### DATA SEGMENT
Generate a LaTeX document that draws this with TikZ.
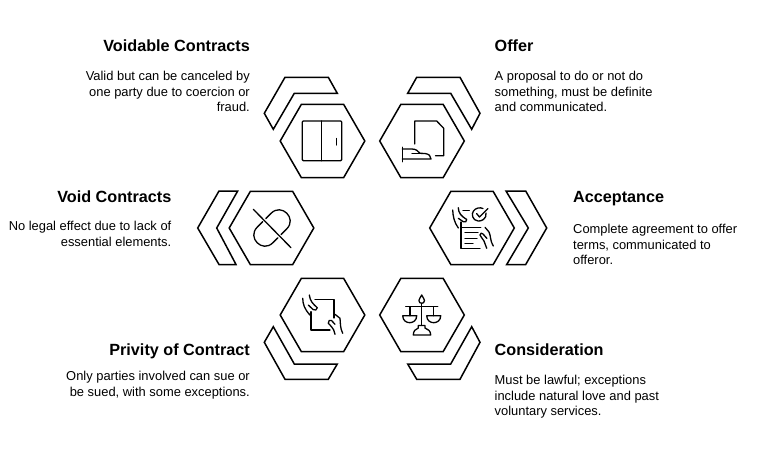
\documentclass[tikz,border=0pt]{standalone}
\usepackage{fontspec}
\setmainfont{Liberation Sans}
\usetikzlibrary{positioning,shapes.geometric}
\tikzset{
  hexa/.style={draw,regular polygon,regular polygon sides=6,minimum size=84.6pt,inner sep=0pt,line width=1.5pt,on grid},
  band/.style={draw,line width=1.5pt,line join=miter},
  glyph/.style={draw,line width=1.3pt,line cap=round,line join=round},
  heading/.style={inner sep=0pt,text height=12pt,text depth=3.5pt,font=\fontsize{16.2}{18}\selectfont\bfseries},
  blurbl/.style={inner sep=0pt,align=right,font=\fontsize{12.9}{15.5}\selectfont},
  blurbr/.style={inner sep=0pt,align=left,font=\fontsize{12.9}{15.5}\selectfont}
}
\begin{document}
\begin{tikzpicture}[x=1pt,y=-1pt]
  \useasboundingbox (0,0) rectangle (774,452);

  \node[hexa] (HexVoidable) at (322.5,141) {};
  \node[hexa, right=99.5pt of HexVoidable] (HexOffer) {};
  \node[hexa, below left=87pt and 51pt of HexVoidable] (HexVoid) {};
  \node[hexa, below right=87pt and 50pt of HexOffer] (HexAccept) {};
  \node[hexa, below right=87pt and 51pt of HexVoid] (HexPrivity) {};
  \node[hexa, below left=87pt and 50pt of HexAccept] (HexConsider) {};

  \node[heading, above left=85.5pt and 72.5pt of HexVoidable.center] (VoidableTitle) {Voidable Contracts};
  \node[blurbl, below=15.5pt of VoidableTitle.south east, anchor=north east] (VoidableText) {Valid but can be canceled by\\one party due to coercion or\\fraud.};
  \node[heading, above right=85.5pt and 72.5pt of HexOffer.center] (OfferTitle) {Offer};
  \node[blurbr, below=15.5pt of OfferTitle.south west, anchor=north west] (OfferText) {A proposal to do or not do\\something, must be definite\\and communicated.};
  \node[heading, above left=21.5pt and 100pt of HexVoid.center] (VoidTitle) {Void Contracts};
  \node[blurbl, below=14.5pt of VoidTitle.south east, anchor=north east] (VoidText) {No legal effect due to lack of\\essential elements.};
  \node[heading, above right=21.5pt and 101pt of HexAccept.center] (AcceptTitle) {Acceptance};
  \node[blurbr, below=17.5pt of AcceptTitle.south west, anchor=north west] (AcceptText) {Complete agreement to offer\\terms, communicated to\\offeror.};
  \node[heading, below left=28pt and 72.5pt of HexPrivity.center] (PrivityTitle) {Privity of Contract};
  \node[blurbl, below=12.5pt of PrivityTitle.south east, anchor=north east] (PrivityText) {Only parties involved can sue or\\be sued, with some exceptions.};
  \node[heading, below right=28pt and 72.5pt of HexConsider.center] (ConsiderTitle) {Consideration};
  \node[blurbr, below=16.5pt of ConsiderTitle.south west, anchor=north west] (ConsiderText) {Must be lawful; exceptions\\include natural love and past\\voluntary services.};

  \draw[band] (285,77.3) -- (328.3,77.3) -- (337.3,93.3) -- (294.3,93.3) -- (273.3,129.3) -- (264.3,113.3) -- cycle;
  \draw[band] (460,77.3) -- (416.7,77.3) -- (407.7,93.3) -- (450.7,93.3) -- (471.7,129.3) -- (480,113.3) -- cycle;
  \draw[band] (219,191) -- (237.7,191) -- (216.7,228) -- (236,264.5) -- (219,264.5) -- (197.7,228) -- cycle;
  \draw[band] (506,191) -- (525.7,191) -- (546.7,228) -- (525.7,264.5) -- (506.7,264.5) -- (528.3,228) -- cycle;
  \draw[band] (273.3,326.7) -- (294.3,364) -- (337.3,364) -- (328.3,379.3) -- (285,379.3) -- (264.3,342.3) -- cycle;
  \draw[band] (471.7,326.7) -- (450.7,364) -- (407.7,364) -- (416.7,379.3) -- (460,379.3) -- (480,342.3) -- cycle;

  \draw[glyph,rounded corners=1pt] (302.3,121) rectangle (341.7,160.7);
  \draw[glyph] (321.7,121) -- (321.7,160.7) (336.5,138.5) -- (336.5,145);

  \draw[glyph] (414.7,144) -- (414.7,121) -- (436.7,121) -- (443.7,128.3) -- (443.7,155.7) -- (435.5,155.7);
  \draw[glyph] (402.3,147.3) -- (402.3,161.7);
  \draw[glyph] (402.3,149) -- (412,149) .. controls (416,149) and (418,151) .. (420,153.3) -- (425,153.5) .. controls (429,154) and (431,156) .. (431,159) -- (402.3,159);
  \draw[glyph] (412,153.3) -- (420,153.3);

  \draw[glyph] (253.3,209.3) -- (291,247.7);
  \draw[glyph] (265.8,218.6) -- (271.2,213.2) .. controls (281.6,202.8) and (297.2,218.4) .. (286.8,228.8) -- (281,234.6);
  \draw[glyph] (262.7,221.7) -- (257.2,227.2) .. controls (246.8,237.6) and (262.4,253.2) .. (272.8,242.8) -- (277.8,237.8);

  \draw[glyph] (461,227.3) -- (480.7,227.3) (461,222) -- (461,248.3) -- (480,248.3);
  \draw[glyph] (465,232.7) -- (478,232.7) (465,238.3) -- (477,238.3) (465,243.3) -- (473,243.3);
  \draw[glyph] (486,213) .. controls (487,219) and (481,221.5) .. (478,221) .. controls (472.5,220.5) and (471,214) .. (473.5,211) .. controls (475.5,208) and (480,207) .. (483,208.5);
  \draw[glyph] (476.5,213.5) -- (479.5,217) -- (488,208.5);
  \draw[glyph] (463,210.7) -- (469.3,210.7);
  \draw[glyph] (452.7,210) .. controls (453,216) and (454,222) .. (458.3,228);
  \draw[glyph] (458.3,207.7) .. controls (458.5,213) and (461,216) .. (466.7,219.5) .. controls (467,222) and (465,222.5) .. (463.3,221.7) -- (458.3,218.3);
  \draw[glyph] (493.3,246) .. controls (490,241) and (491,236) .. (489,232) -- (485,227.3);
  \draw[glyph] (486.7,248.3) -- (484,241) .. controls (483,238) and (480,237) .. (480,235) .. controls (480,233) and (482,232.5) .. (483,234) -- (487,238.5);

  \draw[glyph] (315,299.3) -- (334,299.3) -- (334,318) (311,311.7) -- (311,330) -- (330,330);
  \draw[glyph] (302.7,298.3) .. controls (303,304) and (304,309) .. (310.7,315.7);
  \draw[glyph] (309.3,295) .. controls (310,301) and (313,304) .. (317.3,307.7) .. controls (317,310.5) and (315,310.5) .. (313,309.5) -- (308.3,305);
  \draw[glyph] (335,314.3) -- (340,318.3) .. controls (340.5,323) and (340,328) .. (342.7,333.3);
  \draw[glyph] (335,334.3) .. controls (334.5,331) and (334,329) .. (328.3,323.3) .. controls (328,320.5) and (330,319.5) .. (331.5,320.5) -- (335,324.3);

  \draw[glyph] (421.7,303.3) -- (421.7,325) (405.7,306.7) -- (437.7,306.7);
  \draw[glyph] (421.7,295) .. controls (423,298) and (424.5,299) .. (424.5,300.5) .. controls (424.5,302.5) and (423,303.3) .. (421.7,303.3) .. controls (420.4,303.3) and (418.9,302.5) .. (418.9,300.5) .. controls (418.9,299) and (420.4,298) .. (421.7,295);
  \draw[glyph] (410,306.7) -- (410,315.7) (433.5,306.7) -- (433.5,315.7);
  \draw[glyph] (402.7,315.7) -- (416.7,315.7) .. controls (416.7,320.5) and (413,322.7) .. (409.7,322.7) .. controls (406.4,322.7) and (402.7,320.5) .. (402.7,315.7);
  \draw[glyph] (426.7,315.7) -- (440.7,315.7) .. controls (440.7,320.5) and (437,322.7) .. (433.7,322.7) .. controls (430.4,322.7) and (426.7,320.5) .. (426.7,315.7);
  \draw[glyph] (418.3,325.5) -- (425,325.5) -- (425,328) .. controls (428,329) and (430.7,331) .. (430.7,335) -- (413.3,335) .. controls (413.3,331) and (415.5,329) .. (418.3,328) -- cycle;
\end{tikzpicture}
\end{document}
######
-- THE PROBLEM --
Your task is to restate word for word the lines from the top of the data to the line containing "left=87pt and 50pt", both ends included, with every picture left out.

-- TASK RESPONSE --
Generate a LaTeX document that draws this with TikZ.
\documentclass[tikz,border=0pt]{standalone}
\usepackage{fontspec}
\setmainfont{Liberation Sans}
\usetikzlibrary{positioning,shapes.geometric}
\tikzset{
  hexa/.style={draw,regular polygon,regular polygon sides=6,minimum size=84.6pt,inner sep=0pt,line width=1.5pt,on grid},
  band/.style={draw,line width=1.5pt,line join=miter},
  glyph/.style={draw,line width=1.3pt,line cap=round,line join=round},
  heading/.style={inner sep=0pt,text height=12pt,text depth=3.5pt,font=\fontsize{16.2}{18}\selectfont\bfseries},
  blurbl/.style={inner sep=0pt,align=right,font=\fontsize{12.9}{15.5}\selectfont},
  blurbr/.style={inner sep=0pt,align=left,font=\fontsize{12.9}{15.5}\selectfont}
}
\begin{document}
\begin{tikzpicture}[x=1pt,y=-1pt]
  \useasboundingbox (0,0) rectangle (774,452);

  \node[hexa] (HexVoidable) at (322.5,141) {};
  \node[hexa, right=99.5pt of HexVoidable] (HexOffer) {};
  \node[hexa, below left=87pt and 51pt of HexVoidable] (HexVoid) {};
  \node[hexa, below right=87pt and 50pt of HexOffer] (HexAccept) {};
  \node[hexa, below right=87pt and 51pt of HexVoid] (HexPrivity) {};
  \node[hexa, below left=87pt and 50pt of HexAccept] (HexConsider) {};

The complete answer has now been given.